Dwight Yoakam gave an interesting interview on his early years in Los Angeles. The music he did was quite different from the Outlaw Country being produced in Nashville and in the East.
Merle Haggard once said to me, when we were doing an interview for the Country Music Hall of Fame, and they were doing an exhibit on Bakersfield, he said that the difference between the country music from Nashville and the country music from the West Coast was that country music in Nashville came from churches, and the country music in the West Coast came from honkytonks and bars. And it really was about that.

Every 10 years, there's a cycle, and the young rockers will rediscover their heritage, if you will: the Okies, John Steinbeck, Grapes of Wrath heritage on the West Coast -- the country music that came out of here during the end of the dustbowl and led to the Bakersfield sound -- in greater Bakersfield, actually. It's around all the San Joaquin Valley, and its labor camps.
He hooked up with punk rockers who were fading out of that scene, and rediscovering the older sound. It became something that sounded a bit like this:


douglas said...

A bunch of them made a great Merle Haggard Tribute album- Tulare Dust. I think the project was driven mostly by Yoakum and Dave Alvin, formerly Lead Guitarist of the Blasters.

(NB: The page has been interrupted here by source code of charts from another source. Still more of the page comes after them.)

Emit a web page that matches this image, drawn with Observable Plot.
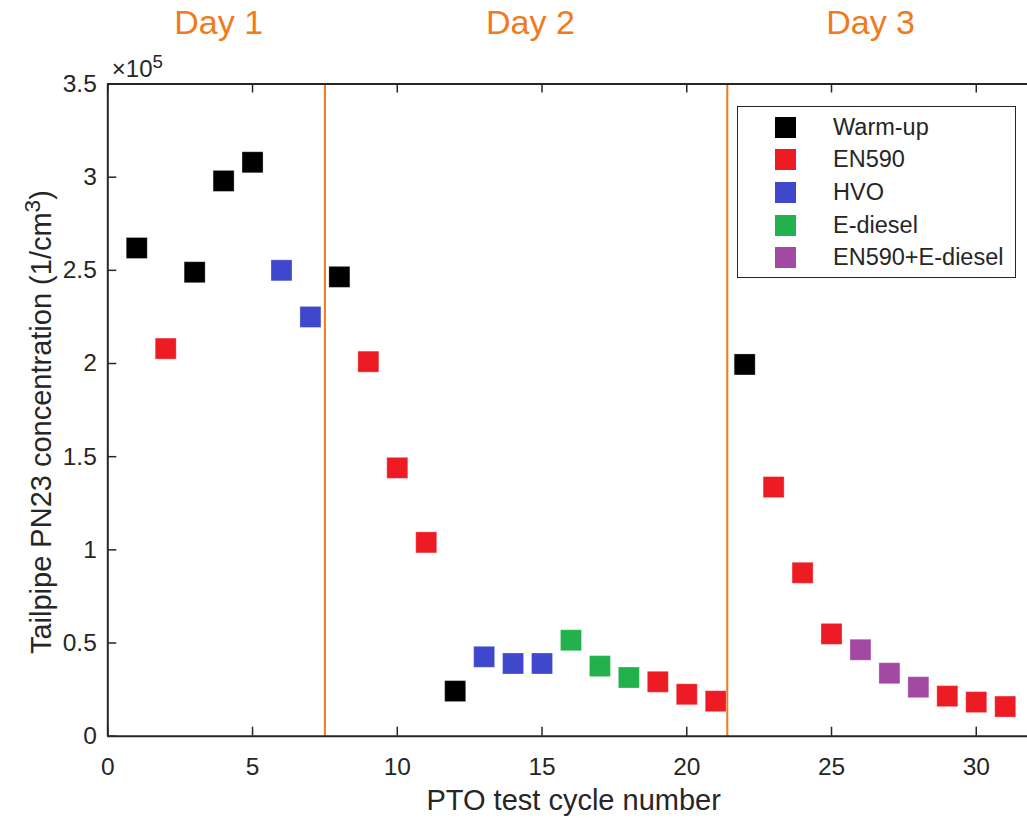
<!DOCTYPE html>
<html>
<head>
<meta charset="utf-8">
<script src="https://cdn.jsdelivr.net/npm/d3@7"></script>
<script src="https://cdn.jsdelivr.net/npm/@observablehq/plot@0.6"></script>
<style>
  body { margin: 0; background: #fff; font-family: "Liberation Sans", Arial, sans-serif; }
  #wrap { position: relative; width: 1027px; height: 818px; overflow: hidden; }
  #legend { position: absolute; left: 737px; top: 106px; width: 279px; height: 172px;
            border: 1px solid #262626; background: #fff; box-sizing: border-box; }
  .row { position: absolute; left: 0; width: 100%; height: 22px; }
  .sw { position: absolute; left: 37px; top: 0; width: 21px; height: 21px; }
  .lab { position: absolute; left: 95px; top: -3px; font-size: 23.5px; color: #262626; line-height: 27px; white-space: nowrap; }
</style>
</head>
<body>
<div id="wrap"></div>
<script>
// ---- data ----
const cycles = [1,2,3,4,5,6,7,8,9,10,11,12,13,14,15,16,17,18,19,20,21,22,23,24,25,26,27,28,29,30,31];
const fuels = ["Warm-up","EN590","Warm-up","Warm-up","Warm-up","HVO","HVO","Warm-up","EN590","EN590","EN590",
  "Warm-up","HVO","HVO","HVO","E-diesel","E-diesel","E-diesel","EN590","EN590","EN590",
  "Warm-up","EN590","EN590","EN590","EN590+E-diesel","EN590+E-diesel","EN590+E-diesel","EN590","EN590","EN590"];
const pn23 = [262000,208000,249000,298000,308000,250000,225000,246500,201000,144000,104000,
  24200,42600,39000,39000,51500,37600,31500,29200,22500,18800,
  199500,133700,87700,54900,46400,33800,26300,21500,18300,15900];
const categories = ["Warm-up","EN590","HVO","E-diesel","EN590+E-diesel"];
const colors = ["#000000","#ED1C24","#3F48CC","#22B14C","#A349A4"];
const dayBoundaries = [7.5, 21.4];
const dayLabels = ["Day 1","Day 2","Day 3"];
const dayLabelX = [3.83, 14.6, 26.35];
const xTicks = [0,5,10,15,20,25,30];
const yTicks = [0,50000,100000,150000,200000,250000,300000,350000];

const data = cycles.map((c,i) => ({cycle: c, fuel: fuels[i], pn: pn23[i]}));
const days = dayLabels.map((t,i) => ({label: t, x: dayLabelX[i]}));

const W = 1027, H = 818, mt = 83.5, mb = 82.3, ml = 107.3, mr = 0;
const innerH = H - mt - mb, innerW = W - ml - mr;
const orange = "#F07A1C";
const ink = "#262626";
const font = "'Liberation Sans', Arial, sans-serif";

const chart = Plot.plot({
  width: W, height: H,
  marginTop: mt, marginBottom: mb, marginLeft: ml, marginRight: mr,
  x: {domain: [0, 31.77]},
  y: {domain: [0, 350000]},
  color: {domain: categories, range: colors},
  style: {fontFamily: font, color: ink, background: "#fff", overflow: "visible"},
  marks: [
    // axis tick labels
    Plot.axisX(xTicks, {tickSize: 0, tickPadding: 21, fontSize: 24.5, label: null, fill: ink}),
    Plot.axisY(yTicks, {tickSize: 0, tickPadding: 11, fontSize: 24.5, label: null, fill: ink,
      tickFormat: d => d3.format("~g")(d / 1e5)}),
    // inward ticks
    Plot.ruleX(xTicks, {x: d => d, insetTop: innerH - 9, stroke: ink, strokeWidth: 1.5}),
    Plot.ruleX(xTicks, {x: d => d, insetBottom: innerH - 9, stroke: ink, strokeWidth: 1.5}),
    Plot.ruleY(yTicks, {y: d => d, insetRight: innerW - 9, stroke: ink, strokeWidth: 1.5}),
    // day separators
    Plot.ruleX(dayBoundaries, {x: d => d, stroke: orange, strokeWidth: 2}),
    // frame lines
    Plot.ruleX([0], {stroke: ink, strokeWidth: 2}),
    Plot.ruleY([0], {stroke: ink, strokeWidth: 2}),
    Plot.ruleY([350000], {stroke: ink, strokeWidth: 2}),
    // points
    Plot.dot(data, {x: "cycle", y: "pn", fill: "fuel", symbol: "square", r: 11.85,
      stroke: "white", strokeOpacity: 0.35, strokeWidth: 0.8}),
    // exponent
    Plot.text(["×10⁵"], {frameAnchor: "top-left", text: d => d, dx: 4, dy: -7,
      textAnchor: "start", lineAnchor: "bottom", fontSize: 24, fill: ink}),
    // day labels
    Plot.text(days, {x: "x", text: "label", frameAnchor: "top", dy: -61,
      lineAnchor: "middle", fontSize: 34, fill: orange}),
    // axis titles
    Plot.text(["PTO test cycle number"], {frameAnchor: "bottom", text: d => d, dx: 6, dy: 65,
      lineAnchor: "middle", fontSize: 29, fill: ink}),
    Plot.text(["Tailpipe PN23 concentration (1/cm³)"], {frameAnchor: "left", text: d => d,
      rotate: -90, dx: -66, dy: 12, textAnchor: "middle", lineAnchor: "middle", fontSize: 29, fill: ink})
  ]
});

// turn the superscript characters into real raised text
d3.select(chart).selectAll("text").each(function () {
  const t = this.textContent;
  const sup = {"⁵": "5", "³": "3"};
  const m = t.match(/[⁵³]/);
  if (!m) return;
  const el = d3.select(this);
  const [before, after] = [t.slice(0, m.index), t.slice(m.index + 1)];
  el.text(null);
  el.append("tspan").text(before);
  el.append("tspan").attr("dy", "-0.5em").attr("font-size", "0.78em").text(sup[m[0]]);
  if (after) el.append("tspan").attr("dy", "0.39em").text(after);
});

const wrap = document.getElementById("wrap");
wrap.appendChild(chart);

// legend
const legend = document.createElement("div");
legend.id = "legend";
categories.forEach((c, i) => {
  const row = document.createElement("div");
  row.className = "row";
  row.style.top = (9.5 + 32.7 * i) + "px";
  const sw = document.createElement("div");
  sw.className = "sw";
  sw.style.background = colors[i];
  const lab = document.createElement("div");
  lab.className = "lab";
  lab.textContent = c;
  row.appendChild(sw); row.appendChild(lab);
  legend.appendChild(row);
});
wrap.appendChild(legend);
</script>
</body>
</html>
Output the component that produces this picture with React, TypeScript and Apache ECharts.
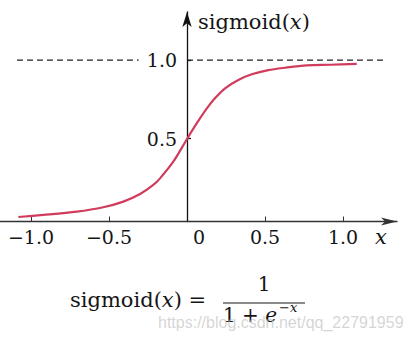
import React, { useEffect, useRef } from "react";
import * as echarts from "echarts";

// Curve samples (x, sigmoid value)
const curveX = [-1.081, -0.921, -0.707, -0.537, -0.408, -0.301, -0.216, -0.173, -0.088, -0.002, 0.062, 0.126, 0.179, 0.244, 0.329, 0.415, 0.521, 0.628, 0.767, 0.917, 1.088];
const curveY = [0.0, 0.013, 0.034, 0.062, 0.098, 0.146, 0.204, 0.246, 0.352, 0.494, 0.596, 0.69, 0.756, 0.82, 0.873, 0.909, 0.936, 0.951, 0.966, 0.97, 0.975];

// Asymptote y = 1 (dashed), drawn in two pieces around the "1.0" label
const asymptoteY = 1.0;
const asymptoteLeftX = [-1.09, -0.31];
const asymptoteRightX = [0, 1.27];

// Tick values
const xTickLabels = [-1.0, -0.5, 0, 0.5, 1.0];
const xTickMarks = [-1.0, -0.5, 0.5, 1.0];
const yTickValues = [0.5, 1.0];

const X_MIN = -1.1987;
const X_MAX = 1.346;
const GRID_LEFT = 0;
const GRID_RIGHT = 14;
const CHART_W = 411;

const SERIF = '"DejaVu Serif", serif';
const INK = "#151515";

export default function App() {
  const ref = useRef<HTMLDivElement>(null);
  useEffect(() => {
    const chart = echarts.init(ref.current!, null, { renderer: "svg" });
    const fmt = (v: number) => {
      if (Math.abs(v) < 1e-9) return "{z|0}";
      const s = Math.abs(v).toFixed(1);
      return v < 0 ? "\u2212" + s : s;
    };
    // distance from grid's left edge to x = 0, so the y axis sits at x = 0
    const zeroOffset = ((0 - X_MIN) / (X_MAX - X_MIN)) * (CHART_W - GRID_LEFT - GRID_RIGHT);
    chart.setOption({
      animation: false,
      backgroundColor: "#ffffff",
      grid: { left: GRID_LEFT, right: GRID_RIGHT, top: 12, bottom: 117.5, containLabel: false, outerBoundsMode: "none" },
      xAxis: {
        type: "value",
        min: X_MIN,
        max: X_MAX,
        axisLine: {
          onZero: false,
          symbol: ["none", "arrow"],
          symbolSize: [6, 16],
          lineStyle: { color: "#333", width: 1.3 },
        },
        axisTick: {
          show: true,
          inside: true,
          length: 5,
          customValues: xTickMarks,
          lineStyle: { color: "#333", width: 1 },
        },
        axisLabel: {
          customValues: xTickLabels,
          formatter: fmt,
          margin: 6,
          fontFamily: SERIF,
          fontSize: 19,
          color: INK,
          rich: {
            z: { fontFamily: SERIF, fontSize: 19, color: INK, padding: [0, 0, 0, 24] },
          },
        },
        splitLine: { show: false },
      },
      yAxis: {
        type: "value",
        min: -0.0287,
        max: 1.306,
        position: "left",
        offset: -zeroOffset,
        axisLine: {
          onZero: false,
          symbol: ["none", "arrow"],
          symbolSize: [7, 15],
          lineStyle: { color: "#111", width: 1.3 },
        },
        axisTick: {
          show: true,
          inside: true,
          length: 4,
          customValues: yTickValues,
          lineStyle: { color: "#111", width: 1.3 },
        },
        axisLabel: {
          customValues: yTickValues,
          formatter: (v: number) => v.toFixed(1),
          margin: 10,
          padding: [4, 0, 0, 0],
          fontFamily: SERIF,
          fontSize: 19,
          color: INK,
        },
        splitLine: { show: false },
      },
      series: [
        {
          type: "line",
          data: asymptoteLeftX.map((x) => [x, asymptoteY]),
          showSymbol: false,
          symbol: "none",
          lineStyle: { color: "#222", width: 1.2, type: [6, 4] },
          z: 2,
        },
        {
          type: "line",
          data: asymptoteRightX.map((x) => [x, asymptoteY]),
          showSymbol: false,
          symbol: "none",
          lineStyle: { color: "#222", width: 1.2, type: [6, 4] },
          z: 2,
        },
        {
          type: "line",
          data: curveX.map((x, i) => [x, curveY[i]]),
          smooth: 0.3,
          showSymbol: false,
          symbol: "none",
          lineStyle: { color: "#d13c5c", width: 2.2 },
          z: 3,
        },
      ],
      graphic: [
        {
          type: "text",
          x: 198,
          y: 22,
          style: {
            text: "{n|sigmoid(}{i|x}{n|)}",
            align: "left",
            verticalAlign: "middle",
            rich: {
              n: { fontFamily: SERIF, fontSize: 21, fill: INK },
              i: { fontFamily: SERIF, fontSize: 21, fontStyle: "italic", fill: INK },
            },
          },
        },
        {
          type: "text",
          x: 381,
          y: 237,
          style: {
            text: "x",
            align: "center",
            verticalAlign: "middle",
            fontFamily: SERIF,
            fontSize: 21,
            fontStyle: "italic",
            fill: INK,
          },
        },
        {
          type: "text",
          x: 70,
          y: 300,
          style: {
            text: "{n|sigmoid(}{i|x}{n|) =}",
            align: "left",
            verticalAlign: "middle",
            rich: {
              n: { fontFamily: SERIF, fontSize: 21, fill: INK },
              i: { fontFamily: SERIF, fontSize: 21, fontStyle: "italic", fill: INK },
            },
          },
        },
        {
          type: "text",
          x: 264,
          y: 284,
          style: {
            text: "1",
            align: "center",
            verticalAlign: "middle",
            fontFamily: SERIF,
            fontSize: 20,
            fill: INK,
          },
        },
        {
          type: "line",
          shape: { x1: 223, y1: 303, x2: 305, y2: 303 },
          style: { stroke: INK, lineWidth: 1 },
        },
        {
          type: "text",
          x: 223,
          y: 315,
          style: {
            text: "{n|1 + }{i|e}",
            align: "left",
            verticalAlign: "middle",
            rich: {
              n: { fontFamily: SERIF, fontSize: 20, fill: INK },
              i: { fontFamily: SERIF, fontSize: 20, fontStyle: "italic", fill: INK },
            },
          },
        },
        {
          type: "text",
          x: 279,
          y: 307,
          style: {
            text: "{n|\u2212}{i|x}",
            align: "left",
            verticalAlign: "middle",
            rich: {
              n: { fontFamily: SERIF, fontSize: 13, fill: INK },
              i: { fontFamily: SERIF, fontSize: 13, fontStyle: "italic", fill: INK },
            },
          },
        },
        {
          type: "text",
          x: 158,
          y: 322,
          z: 100,
          style: {
            text: "https://blog.csdn.net/qq_22791959",
            align: "left",
            verticalAlign: "middle",
            fontFamily: '"Liberation Sans", Arial, sans-serif',
            fontSize: 16,
            fill: "rgba(185,185,185,0.6)",
          },
        },
      ],
    });
    return () => chart.dispose();
  }, []);
  return (
    <div
      ref={ref}
      style={{ position: "fixed", left: 0, top: 0, width: 411, height: 339, background: "#fff" }}
    />
  );
}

You all might like Dave Alvin's solo stuff too. Much of it touches on historical settings (like "Andersonville" of the infamous Civil War prison). Also "King of California" Puts on a great live show too- funny guy.

Grim said...

Sounds great. I'm always looking for good music I don't know.

Tom said...

I've loved Yoakam's sound for decades. I would have never associated it with punk.

douglas, thanks for the info. I'll check it out.